He was embarrassed about getting caught on the A11, a fairly straight dual-carriageway that runs past Hethel on the way to Norwich. It happened while driving a prototype of the Evora 410 last January. "I was focused like hell on the car," he said. A police BMW clocked him from behind, the policeman who emerged recognising him but booking him anyway.
Gales insists he has the final say on the car's road manners. "I check that the car doesn't feel nervous, that it feels like an average driver can handle on the road, has a nice balance between ride and handling," he said. "And it can't have noises I don't like." Sign-off for him takes an hour, usually in the evening after he's finished work. Now he can't (the ban came into force directly after the court case) until well into February. He's also £832 lighter. No doubt Bahar would have hired a chauffeur in this situation, but Gales has done extremely well to drag Lotus out of the financial hole dug by his predecessor and that's partly because the company "turns around every pound twice" before deciding to spend it. So currently he's being picked up each morning by his head of manufacturing.

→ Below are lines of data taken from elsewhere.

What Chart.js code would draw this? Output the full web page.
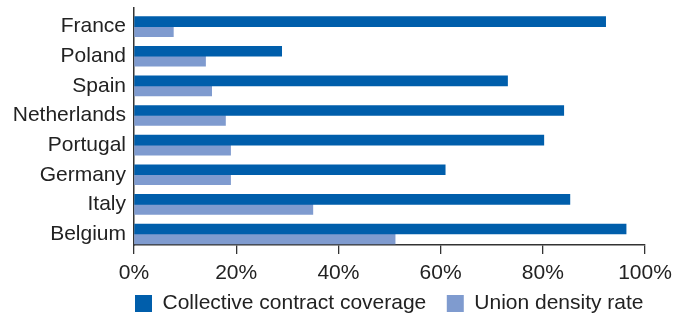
<!DOCTYPE html>
<html>
<head>
<meta charset="utf-8">
<script src="https://cdn.jsdelivr.net/npm/chart.js@4"></script>
<style>
    html, body { margin: 0; padding: 0; background: #fff; }
    #wrap { width: 680px; height: 313px; }
</style>
</head>
<body>
<div id="wrap"><canvas id="myBarChart"></canvas></div>
<script>
const countries = ['France', 'Poland', 'Spain', 'Netherlands', 'Portugal', 'Germany', 'Italy', 'Belgium'];
const coverage = [92.3, 28.9, 73.1, 84.1, 80.2, 60.9, 85.3, 96.3];
const density = [7.7, 14.0, 15.2, 17.9, 18.9, 18.9, 35.0, 51.1];
const seriesNames = ['Collective contract coverage', 'Union density rate'];
const xTicks = [0, 20, 40, 60, 80, 100];

const darkBlue = '#005eab';
const lightBlue = '#7f9bcf';
const textColor = '#222';
const axisColor = '#333';
const font = { family: 'Arial, "Liberation Sans", sans-serif', size: 21 };
const legendPad = 20.5;

// legend: small box in the layout, then moved under the plot, left edge on the y axis
const legendPlace = {
    id: 'legendPlace',
    beforeLayout(chart) {
        const legend = chart.legend;
        if (legend && !legend._fitWrapped) {
            const fit = legend.fit;
            legend.fit = function () {
                fit.call(this);
                this.height = 26;
            };
            legend._fitWrapped = true;
        }
    },
    afterLayout(chart) {
        const legend = chart.legend;
        if (!legend) return;
        legend.top = chart.height - 40.5;
        legend.bottom = chart.height;
        legend.left = chart.chartArea.left + 1 - legendPad;
        legend.right = chart.width;
        legend.width = legend.right - legend.left;
    }
};

const ctx = document.getElementById('myBarChart').getContext('2d');

new Chart(ctx, {
    type: 'bar',
    data: {
        labels: countries,
        datasets: [
            {
                label: seriesNames[0],
                data: coverage,
                backgroundColor: darkBlue,
                borderWidth: 0,
                barThickness: 10,
            },
            {
                label: seriesNames[1],
                data: density,
                backgroundColor: lightBlue,
                borderWidth: 0,
                barThickness: 10,
            },
        ],
    },
    options: {
        indexAxis: 'y',
        responsive: true,
        maintainAspectRatio: false,
        animation: false,
        layout: {
            padding: { left: 10, right: 35, top: 8, bottom: 0 }
        },
        plugins: {
            tooltip: { enabled: false },
            legend: {
                position: 'bottom',
                align: 'start',
                labels: {
                    boxWidth: 17,
                    boxHeight: 17,
                    padding: legendPad,
                    color: textColor,
                    font: font,
                },
            },
        },
        scales: {
            x: {
                min: 0,
                max: 100,
                afterBuildTicks: (scale) => {
                    scale.ticks = xTicks.map(v => ({ value: v }));
                },
                afterFit: (scale) => {
                    scale.height = 42;
                },
                grid: {
                    drawOnChartArea: false,
                    drawTicks: true,
                    tickLength: 9,
                    color: axisColor,
                    lineWidth: 1.3,
                },
                border: { display: true, color: axisColor, width: 1.5 },
                ticks: {
                    color: textColor,
                    font: font,
                    padding: 7,
                    maxRotation: 0,
                    callback: (v) => v + '%',
                },
            },
            y: {
                // pairs of bars sit a bit lower than the category centres in the original
                afterBuildTicks: (scale) => {
                    scale._startValue -= 0.13;
                },
                afterFit: (scale) => {
                    scale.width = 124;
                    scale.paddingTop = 0;
                    scale.paddingBottom = 0;
                },
                grid: { display: false, drawTicks: false },
                border: { display: true, color: axisColor, width: 1.5 },
                ticks: {
                    color: textColor,
                    font: font,
                    padding: 8,
                    autoSkip: false,
                },
            },
        },
    },
    plugins: [legendPlace],
});
</script>
</body>
</html>
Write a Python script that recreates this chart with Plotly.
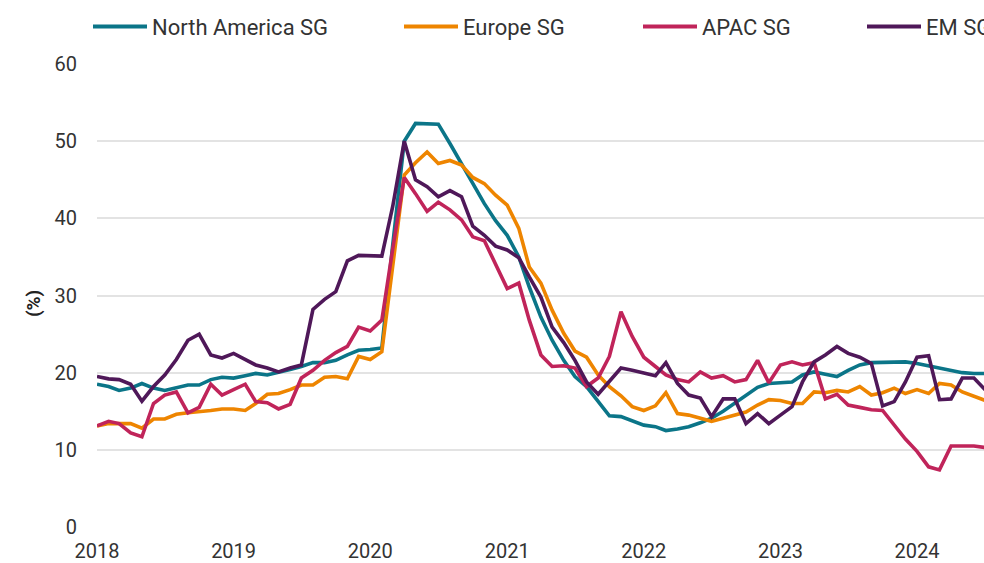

Norwich magistrates were unlikely go too hard on Gales. The city has recently lost two high-profile companies, first when Britvic announced last year it was shutting its plant there and then earlier this year when Colman's Mustard, owned by Unilever, confirmed its exit. True, Lotus might not yet be in profit (this is the year, Gales promised), but Gales has certainly stabilised the company's finances to the point the company was viable enough to trigger a bidding war to buy it last year when Proton put it up for sale.
Staff numbers fell to around 800 but are now scheduled to rise again as the company can once more plan new models, something that hasn't happened since the Evora was launched back in 2009. There's even cautious talk of doing something with the giant, two-storey-high production hall that Bahar started but now lies abandoned; a soggy-bottomed skeleton reminding Lotus employees of past excesses on a daily basis.
As new cars come on stream, these parts will now come from Geely, allowing Lotus to take advantage of premium Volvo bits, for example. "Geely has many nice parts; that's the important thing, that they have bits to allow us to make a class-leading sports car," he said. The chassis will still have to be bespoke, but headlights, electrical systems and so on will come from Geely or their global suppliers, complete with pre-negotiated discounts and reliable quality. "Sports suppliers are notoriously unreliable sometimes," he added.
What happens to the £30,000 Elise in the new era is another question. "I frankly believe manufacturers of small sports cars will find it tough to survive," he says, without explicitly answering the question of whether the Elise will or won't be a survivor. Increased legislation and the need to turn a profit conspire against it. "Sales volumes are notoriously low, investment is notoriously high so you need to do your investment well. So it's not an easy task, but the juicy markets seem to be a bit more upmarket," he said.
So maybe it's time for another Esprit? "For brand building Lotus needs something above the Evora," he agreed. "It needs a poster car again."